Still, Hastings did not give in, arguing that its rights allowed it to force upon student clubs a conduct code to make its campus a safe and respectful place for all minorities.

However, one year into the case, Hastings did change its defense, suddenly claiming it had had an unwritten policy for 20 years requiring all campus clubs to admit all comers as members.

This sleight of hand did the trick in both California’s 9th Circuit Court of Appeals, based in San Francisco, and the Supreme Court. Declared the latter: “Compliance with Hastings’ all-comers policy, we conclude, is a reasonable, viewpoint-neutral condition on access to the student-organization forum.”

But Colby demurred. “We argue that the all-comers policy was pretextual,” she said. “It’s certainly dirty pool to say you’ve had a policy for 20 years when you haven’t.”

The dissenting minority also judged the all-comers policy as a device to attack the Christian club. “The court ignores strong evidence that the accept-all-comers policy is not viewpoint-neutral because it was announced as a pretext to justify viewpoint discrimination,” said Alito. “Brushing aside inconvenient precedent, the court arms public educational institutions with a handy weapon for suppressing the speech of unpopular groups — groups to which, as Hastings candidly puts it, these institutions ‘do not wish to … lend their name[s].’ … I do not think it is an exaggeration to say that today’s decision is a serious setback for freedom of expression in this country.”

“It seems self-evidently nonsensical,” agreed Greg Baylor, chief counsel of the Alliance Defense Fund. The ruling could do real damage, he told the Register, if other colleges anxious to crack down on free religious expression establish their own all-comers policies.

Howard Friedman, professor emeritus of law at Toledo University in Ohio and creator of ReligionClause.blogspot.com, agrees. He told the Register that some minority and free-speech groups have expressed fear of being taken over by others under all-comers policies.

“Their worry would be that people who don’t share their intent can join their group and undermine it,” said Friedman. “The campus Jewish club could be taken over by Jews for Jesus.”

Baylor warned that minority groups would be particularly vulnerable to hostile takeovers. For that reason, he hopes they will pressure university administrators to stay clear of all-comers policies. “It will be interesting to see if any school can consistently enforce an all-comers policy,” he said.

Indeed, Hastings’s acting dean, Leo Martinez, the named defendant in the case, admitted in a PBS interview that the decision would require a campus Jewish Anti-Defamation League to admit Muslims or an African-American students group to admit Ku Klux Klansmen.

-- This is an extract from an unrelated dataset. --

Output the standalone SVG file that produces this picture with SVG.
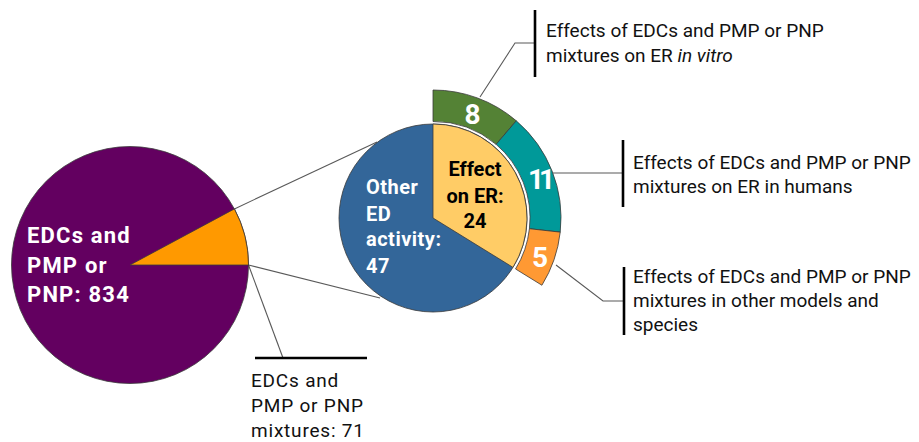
<svg xmlns="http://www.w3.org/2000/svg" width="919" height="442" viewBox="0 0 919 442">
<style>
.conn{fill:none;stroke:#595959;stroke-width:1.1}
.bar{fill:none;stroke:#000;stroke-width:2.6}
.seg{stroke:#3a3a3a;stroke-width:0.8}
.lbl{font-family:Roboto,"Liberation Sans",sans-serif;font-size:19px;fill:#111}
.wb{font-family:Roboto,"Liberation Sans",sans-serif;font-weight:bold;fill:#fff}
.bb{font-family:Roboto,"Liberation Sans",sans-serif;font-weight:bold;fill:#000}
</style>
<rect width="919" height="442" fill="#fff"/>
<g id="connectors">
<line class="conn" x1="234.4" y1="208.9" x2="377" y2="142"/>
<line class="conn" x1="248.5" y1="265" x2="380" y2="298"/>
<line class="conn" x1="248.5" y1="265" x2="283" y2="358"/>
<polyline class="conn" points="480,97 515,43 535,43"/>
<polyline class="conn" points="553,173 623,173"/>
<polyline class="conn" points="556,265 603,301 624,301"/>
</g>
<g id="main-pie">
<circle cx="130" cy="265" r="118.5" fill="#630060" stroke="#3a3a3a" stroke-width="0.8"/>
<text class="wb" font-size="22" letter-spacing="1.2"><tspan x="27" y="243">EDCs and</tspan><tspan x="27" y="273">PMP or</tspan><tspan x="27" y="302">PNP: 834</tspan></text>
</g>
<g id="mixtures-slice">
<path class="seg" d="M130,265 L248.5,265 A118.5,118.5 0 0 0 234.4,208.9 Z" fill="#FF9900"/>
</g>
<g id="mixtures-label">
<line class="bar" x1="255" y1="358" x2="367" y2="358"/>
<text class="lbl" font-size="20" letter-spacing="0.8"><tspan x="251" y="387">EDCs and</tspan><tspan x="251" y="412">PMP or PNP</tspan><tspan x="251" y="437">mixtures: 71</tspan></text>
</g>
<g id="other-ed">
<circle cx="433" cy="218" r="94" fill="#336699" stroke="#3a3a3a" stroke-width="0.8"/>
<text class="wb" font-size="20" letter-spacing="0.5"><tspan x="366" y="194">Other</tspan><tspan x="366" y="221">ED</tspan><tspan x="366" y="246">activity:</tspan><tspan x="366" y="273">47</tspan></text>
</g>
<g id="effect-er">
<path class="seg" d="M433,218 L433,124 A94,94 0 0 1 512.98,267.38 Z" fill="#FFCC66"/>
<text class="bb" font-size="20" text-anchor="middle"><tspan x="475" y="176">Effect</tspan><tspan x="475" y="203">on ER:</tspan><tspan x="475" y="228">24</tspan></text>
</g>
<g id="in-vitro">
<path class="seg" d="M433,90 A128,128 0 0 1 516.28,120.8 L496.11,144.34 A96.5,96.5 0 0 0 433,121.5 Z" fill="#548235"/>
<text class="wb" font-size="28" text-anchor="middle" x="472.5" y="123.5">8</text>
</g>
<g id="humans">
<path class="seg" d="M516.28,120.8 A128,128 0 0 1 560.22,232.13 L529.41,228.71 A96.5,96.5 0 0 0 496.11,144.34 Z" fill="#009999"/>
<text class="wb" font-size="28" text-anchor="middle" x="539" y="189" letter-spacing="-5">11</text>
</g>
<g id="other-models">
<path class="seg" d="M560.22,232.13 A128,128 0 0 1 541.91,285.24 L515.54,268.96 A96.5,96.5 0 0 0 529.41,228.71 Z" fill="#FF9933"/>
<text class="wb" font-size="28" text-anchor="middle" x="540" y="267">5</text>
</g>
<g id="label-in-vitro">
<line class="bar" x1="535" y1="10" x2="535" y2="77"/>
<text class="lbl"><tspan x="546" y="37">Effects of EDCs and PMP or PNP</tspan><tspan x="546" y="62">mixtures on ER <tspan font-style="italic">in vitro</tspan></tspan></text>
</g>
<g id="label-humans">
<line class="bar" x1="623" y1="140" x2="623" y2="207"/>
<text class="lbl"><tspan x="633" y="169">Effects of EDCs and PMP or PNP</tspan><tspan x="633" y="193">mixtures on ER in humans</tspan></text>
</g>
<g id="label-other-models">
<line class="bar" x1="624" y1="267" x2="624" y2="335"/>
<text class="lbl"><tspan x="633" y="283">Effects of EDCs and PMP or PNP</tspan><tspan x="633" y="307">mixtures in other models and</tspan><tspan x="633" y="331">species</tspan></text>
</g>
</svg>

Nonetheless, both the American Jewish Committee and the Union for Reform Judaism supported the Supreme Court decision, noting, “America’s institutions of higher learning have an unfortunate history of excluding certain racial and religious minorities … Jews, in particular.”

Religion Clause’s Friedman told the Register the decision was a precursor to another major clash — between religious and homosexual rights. The Supreme Court “isn’t quite there yet,” he said, in terms of being ready to rule that sexual orientation “trumps” religious rights, as, in the past, it has ruled that racial equality trumps the claims of religious groups to have biblical justification for racial discrimination.

“I think that is why the court ruled on such narrow grounds,” he said. “The science isn’t there yet to rule that being gay is based on biology.”

At the same time, the court did give the Christian Legal Society one more kick at Hastings, remanding back to the 9th Circuit Court the question of whether the all-comers policy was something Hastings either invented in 2005 or had never until then applied to any organization other than the Christian Legal Society.

Colby promised, “We will be going back to the 9th Circuit.”

Steve Weatherbe writes from Victoria, British Columbia.